TASK DESCRIPTION:
Type out the complete listing below word for word, without its pictures.

SUPPLIED INFORMATION:
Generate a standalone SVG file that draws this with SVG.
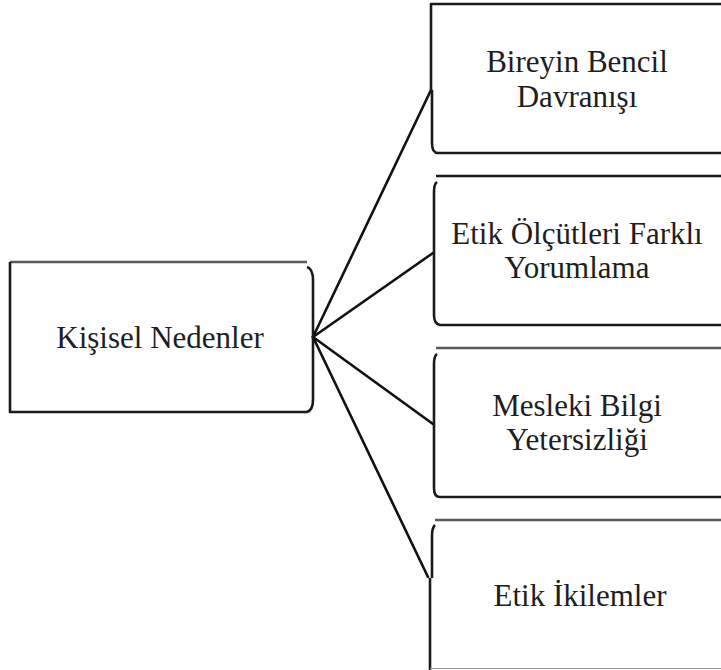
<svg xmlns="http://www.w3.org/2000/svg" width="721" height="670" viewBox="0 0 721 670">
<style>
.b{fill:none;stroke:#1a1a1a;stroke-width:2.6;stroke-linejoin:round}
.g{fill:none;stroke:#5a5a5a;stroke-width:2.6}
.c{fill:none;stroke:#111;stroke-width:2.6;stroke-linecap:round}
text{font-family:"Liberation Serif","Times New Roman",serif;font-size:31px;fill:#1e1e1e;text-anchor:middle}
</style>
<rect width="721" height="670" fill="#fff"/>
<g id="connectors">
<line class="c" x1="313" y1="337" x2="431" y2="90"/>
<line class="c" x1="313" y1="337" x2="433" y2="253"/>
<line class="c" x1="313" y1="337" x2="433" y2="424"/>
<line class="c" x1="313" y1="337" x2="428" y2="577"/>
</g>
<g id="kisisel">
<line class="g" x1="10" y1="262" x2="307" y2="262"/>
<path class="b" d="M10 262 V412 H307"/>
<path class="b" d="M307 267 Q313 269 313 280 V400 Q313 410 307 412"/>
<text x="160" y="348">Kişisel Nedenler</text>
</g>
<g id="bireyin">
<path class="b" d="M721 4 H431 V90"/>
<path class="b" d="M432 90 V143 Q432 153 438 153 H721"/>
<text x="577" y="72">Bireyin Bencil</text>
<text x="577" y="107">Davranışı</text>
</g>
<g id="etik-olcutleri">
<line class="b" x1="436" y1="176" x2="721" y2="176"/>
<path class="b" d="M437 182 Q434 184 434 192 V315 Q434 324 440 325 H721"/>
<text x="577" y="244">Etik Ölçütleri Farklı</text>
<text x="577" y="278">Yorumlama</text>
</g>
<g id="mesleki">
<line class="g" x1="436" y1="348" x2="721" y2="348"/>
<path class="b" d="M437 354 Q434 356 434 364 V488 Q434 497 440 497 H721"/>
<text x="577" y="416">Mesleki Bilgi</text>
<text x="577" y="450">Yetersizliği</text>
</g>
<g id="etik-ikilemler">
<line class="g" x1="435" y1="520" x2="721" y2="520"/>
<path class="b" d="M435 525 Q432 528 432 536 V578"/>
<path class="b" d="M430 578 V670"/>
<line x1="430" y1="668.5" x2="721" y2="668.5" stroke="#9a9a9a" stroke-width="1"/>
<text x="580" y="606">Etik İkilemler</text>
</g>
</svg>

THE RESPONSE:
Generate a standalone SVG file that draws this with SVG.
<svg xmlns="http://www.w3.org/2000/svg" width="721" height="670" viewBox="0 0 721 670">
<style>
.b{fill:none;stroke:#1a1a1a;stroke-width:2.6;stroke-linejoin:round}
.g{fill:none;stroke:#5a5a5a;stroke-width:2.6}
.c{fill:none;stroke:#111;stroke-width:2.6;stroke-linecap:round}
text{font-family:"Liberation Serif","Times New Roman",serif;font-size:31px;fill:#1e1e1e;text-anchor:middle}
</style>
<rect width="721" height="670" fill="#fff"/>
<g id="connectors">
<line class="c" x1="313" y1="337" x2="431" y2="90"/>
<line class="c" x1="313" y1="337" x2="433" y2="253"/>
<line class="c" x1="313" y1="337" x2="433" y2="424"/>
<line class="c" x1="313" y1="337" x2="428" y2="577"/>
</g>
<g id="kisisel">
<line class="g" x1="10" y1="262" x2="307" y2="262"/>
<path class="b" d="M10 262 V412 H307"/>
<path class="b" d="M307 267 Q313 269 313 280 V400 Q313 410 307 412"/>
<text x="160" y="348">Kişisel Nedenler</text>
</g>
<g id="bireyin">
<path class="b" d="M721 4 H431 V90"/>
<path class="b" d="M432 90 V143 Q432 153 438 153 H721"/>
<text x="577" y="72">Bireyin Bencil</text>
<text x="577" y="107">Davranışı</text>
</g>
<g id="etik-olcutleri">
<line class="b" x1="436" y1="176" x2="721" y2="176"/>
<path class="b" d="M437 182 Q434 184 434 192 V315 Q434 324 440 325 H721"/>
<text x="577" y="244">Etik Ölçütleri Farklı</text>
<text x="577" y="278">Yorumlama</text>
</g>
<g id="mesleki">
<line class="g" x1="436" y1="348" x2="721" y2="348"/>
<path class="b" d="M437 354 Q434 356 434 364 V488 Q434 497 440 497 H721"/>
<text x="577" y="416">Mesleki Bilgi</text>
<text x="577" y="450">Yetersizliği</text>
</g>
<g id="etik-ikilemler">
<line class="g" x1="435" y1="520" x2="721" y2="520"/>
<path class="b" d="M435 525 Q432 528 432 536 V578"/>
<path class="b" d="M430 578 V670"/>
<line x1="430" y1="668.5" x2="721" y2="668.5" stroke="#9a9a9a" stroke-width="1"/>
<text x="580" y="606">Etik İkilemler</text>
</g>
</svg>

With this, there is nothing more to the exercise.